Restoring geometries of sedimentary layers is an important stage in the study of coastal aquifers occurring in alluvial depositions or sedimentary basins. Sequential or genetic strategy is an essential tool for analyzing the development of sedimentary layers along a land–sea continuum, using drilling data, observations of outcrops as well as geophysical data (seismic profiles). Sequential stratigraphy is defined as a method that defines a chronostratigraphic framework on a global scale based on accurate dating of time lines among discrepancies of eustatic origin (variation in sea level), which restrict genetic sediment units [VAI 91]. This method was applied to the Roussillon plain (South of France) [DUV 08, AUN 07] (Figures 1.3 and 1.4), and to the Llobregat delta (Spain) [GAM 09].

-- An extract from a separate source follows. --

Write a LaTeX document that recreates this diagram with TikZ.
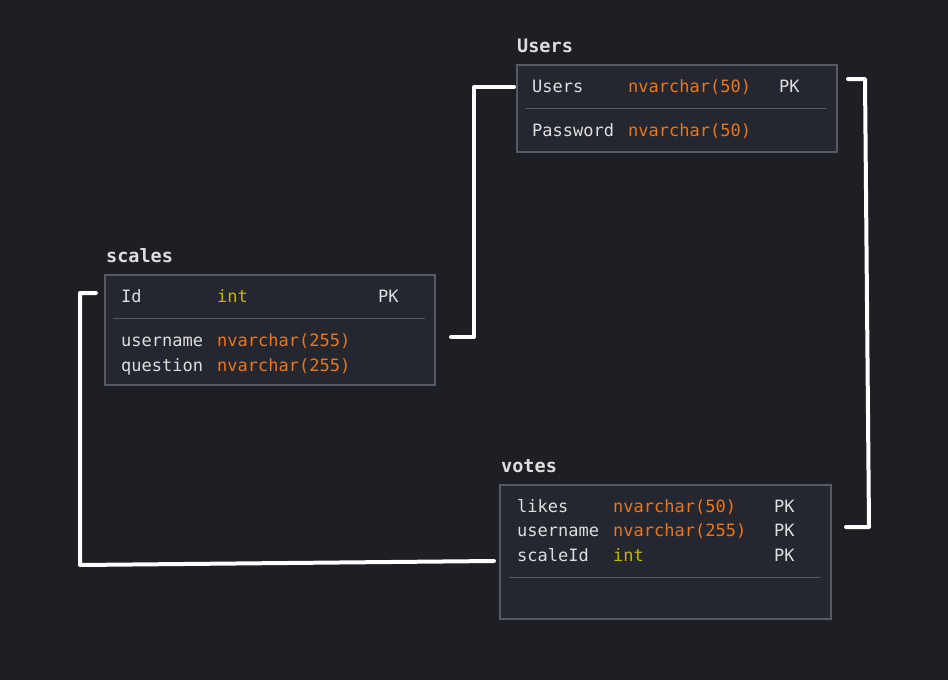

From a hydrogeological point of view, the Roussillon plain is a groundwater body subdivided into two vertical sections, namely the quaternary aquifer of a generally unconfined aquifer and confined aquifer if covered by impervious silt over 5 m deep in the coastal zone, composed of quaternary alluvial deposits and the deep Pliocene aquifer (Figure 1.5). The continental fluvial–lacustrine Pliocene deposits show superposition of permeable lenticular sandy layers within a less permeable clay matrix; the most permeable layers are located at the top of the prisms, along with arkosic sand. At the base of the continental pliocene deposits lies plastic clay, which forms the upper part of the marine pliocene deposits giving them a confined characteristic. The marine pliocene sediments partly composed of micaceous clays and silts are generally less permeable, but there are still local variations in characteristics, with lightly compacted sandy sections which form good aquifers. The base of the marine pliocene sediments, with blue marl, is impervious. Due to its architecture and geometry, this aquifer is heterogeneous: the hydraulic conductivity of different aquifer terrains as well as the position of the freshwater/saltwater interface can strongly vary [AUN 06]. Finally, the underlying aquifer is the sandy marine pliocene aquifer, separated from the continental Pliocene aquifer by layers of lignites and plastic clays resulting from depositional environments of flood plains or wet lands; these layers are not continuous throughout the area. The sandy marine pliocene aquifer develops within sediments of prograding prisms of the delta in the distal part of the basin. This aquifer, in theory, is not in direct contact with the sea; however, certain sections are affected by mineralization associated with chlorides. The origin of this mineralization is quite probably due to contamination from being hydraulically connected to the quaternary aquifer by defective boreholes. Without pumping, the hydraulic load of the sandy marine pliocene aquifer is greater than that of the continental pliocene aquifer [AUN 06].